クリスマスのプレゼント交換で確率計算してみよう

(2019年12月 132号)

 クリスマスのプレゼント交換で、みんなが持ち寄ったプレゼントを一人に1個ずつ無作為に配る。このとき「おいおい、自分が持ってきたものが自分のところに来ちゃったよ」という人が現れる確率はどれくらいでしょうか?
 実は(ア)人以上のグループであれば、クリスマス・パーティーに参加した人の誰かがそういう目に合う確率は約(イ)%になります。

 では、ここで【問題】です。(ア)に入る最も小さい自然数とそのときの自然数(イ)を答えてください。
 「約(イ)%」というのは、百分率で表した数の小数点以下を四捨五入して自然数で表した値が(イ)になるということです。
 ちなみに、その状況は「席替えしたときにクラスの中の誰かが『あれっ、前と同じ席になっちゃったよ』とそういう目にあう」のと同じです。人数が1人の場合、2人の場合、3人の場合・・・と実際に計算してみてください。たぶん見えてきます。

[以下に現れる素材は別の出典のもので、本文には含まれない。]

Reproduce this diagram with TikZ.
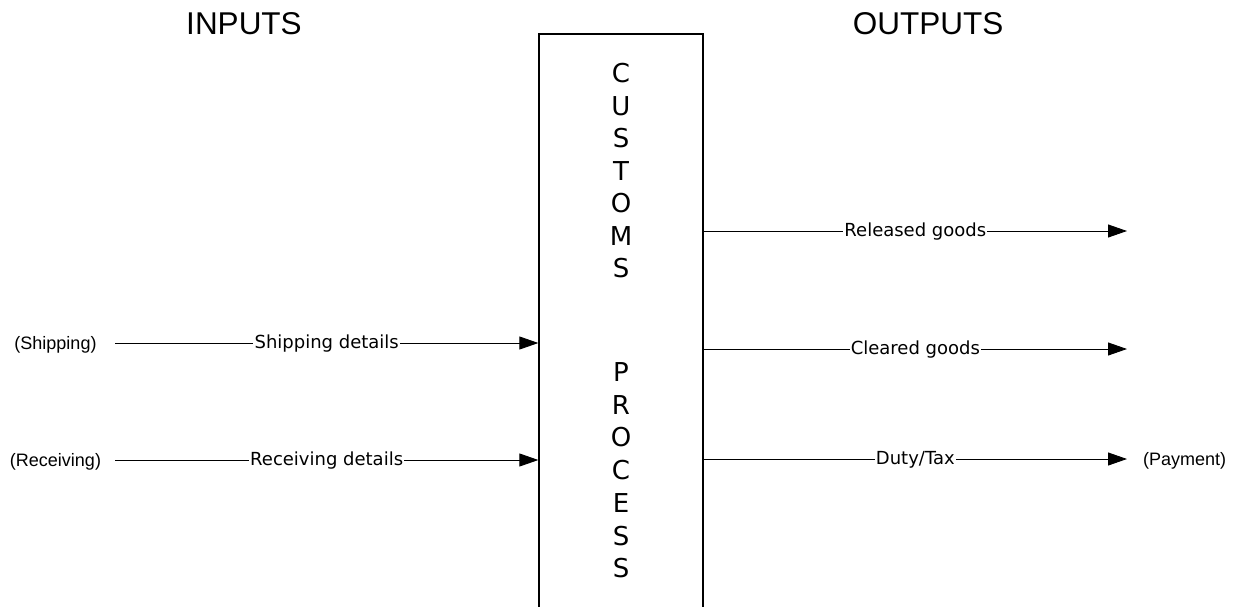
\documentclass[tikz,border=0pt]{standalone}
\usepackage{fontspec}
\setmainfont{DejaVu Sans}
\newfontfamily\arial{Liberation Sans}
\usetikzlibrary{arrows.meta}
\begin{document}
\begin{tikzpicture}[x=1pt,y=-1pt,
  flow/.style={draw=black,line width=0.9pt,-{Triangle[length=19pt,width=13pt]}},
  lbl/.style={font=\fontsize{18}{22}\selectfont,fill=white,inner sep=1.2pt,anchor=base,yshift=-5.8pt},
  ext/.style={font=\arial\fontsize{18}{22}\selectfont,inner sep=0pt,anchor=base},
  head/.style={font=\arial\fontsize{31.5}{36}\selectfont,inner sep=0pt,anchor=base},
  letter/.style={font=\fontsize{26}{30}\selectfont,inner sep=0pt,anchor=base},
  procbox/.style={draw=black,line width=1.3pt,fill=white,minimum width=164pt,minimum height=640pt,inner sep=0pt}]
\useasboundingbox (0,0) rectangle (1240,606);
\clip (0,0) rectangle (1240,606);
\fill[white] (0,0) rectangle (1240,606);
% headings
\node[head] (inputs) at (244,34.5) {INPUTS};
\node[head] (outputs) at (928,34.5) {OUTPUTS};
% process box
\node[procbox] (proc) at (621,354) {};
\foreach \ch [count=\i from 0] in {C,U,S,T,O,M,S}
  \node[letter] (c\i) at (621,{82.5+32.5*\i}) {\ch};
\foreach \ch [count=\i from 0] in {P,R,O,C,E,S,S}
  \node[letter] (p\i) at (621,{381.5+32.7*\i}) {\ch};
% inputs
\node[ext] (ship) at (55.5,349) {(Shipping)};
\node[ext] (recv) at (55.5,466) {(Receiving)};
\coordinate (shipS) at (115,343);
\coordinate (recvS) at (115,460);
\draw[flow] (shipS) -- node[lbl]{Shipping details} (shipS -| proc.west);
\draw[flow] (recvS) -- node[lbl]{Receiving details} (recvS -| proc.west);
% outputs
\coordinate (relE) at (1127,231);
\coordinate (clrE) at (1127,349);
\coordinate (dutE) at (1127,459);
\draw[flow] (relE -| proc.east) -- node[lbl]{Released goods} (relE);
\draw[flow] (clrE -| proc.east) -- node[lbl]{Cleared goods} (clrE);
\draw[flow] (dutE -| proc.east) -- node[lbl]{Duty/Tax} (dutE);
\node[ext,anchor=base west] (pay) at (1143,465) {(Payment)};
\end{tikzpicture}
\end{document}
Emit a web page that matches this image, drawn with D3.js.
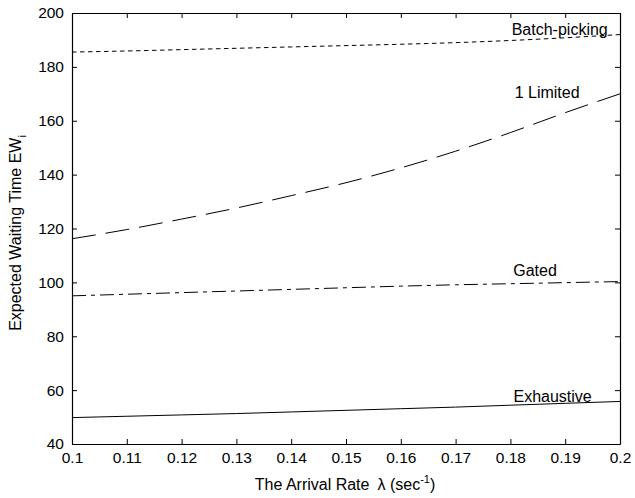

 では、計算してみましょう。「n人の人がプレゼント交換するとき、自分が持ってきたプレゼントが自分のところに来ちゃう人がいる確率」を p(n) とします。
  ○ 1人でプレゼント交換したら、必ず自分のものが来ちゃいますから、p(1)=1 です。
  ○ 2人でプレゼント交換すると、全部で2通りのうちの1通りですから、p(2)=1/2=0.5 です。
  ○ 3人の場合は、全部で3 ! = 6通りのうちの4通りですから、p(3)=4/6=0.66… です。
もう少し続けましょう。
  ○ 4人の場合は、全部で4 ! = 24通りのうちの15通りで、p(4)=15/24=0.625 です。
  ○ 5人の場合は、全部で5 ! = 120通りのうちの76通りで、p(5)=76/120=0.633… です。
 この辺でp(1)からp(5)までの値を順に並べてみると、1 ↓ 0.5 ↑ 0.66… ↓ 0.625 ↑ 0.633… と上下運動しながらある値に近づいていくように見えませんか。
 もしそうだとすると、しかもp(4) もp(5) も小数第3位を四捨五入して小数第2位までで表すと 0.63 ですから、n≧4 で p(n)≒0.63 となります。というわけで、【問題】の《答え》は、(ア)4、(イ)63 です。
 意外と大きい値だと思いませんか? また、人数が変わってもその値がほとんど変わらないのも意外ではないでしょうか?

 雑な説明ですみません。きちんと計算・証明するためには「漸化式を立てて解く」など高校・数学のテクニックが必要になりますので、ここでは省略しました。詳しくは、こちら(→ https://note.com/omori55/n/n25b940020af2#7brNu )をご覧ください。
 と言いながら、もう少々お付き合いください。次の問題は人数 n を限りなく大きくしていったときに確率 p(n) がどうなるか、です。実は 1−1/e になるんです。e とはネイピア数(常用対数の底)です。理系の高校生が学ぶ数学Ⅲで出てきます。e=2.718 で計算すると、1−1/e=0.6321 となります。これも確かに約63%ですね。
 なぜそうなるか、なぜこんなところに e が出てくるのかは、高校・数学の範囲を超えていますので、ここでは説明できませんが、なんだか数の不思議を感じていただけたら幸いです。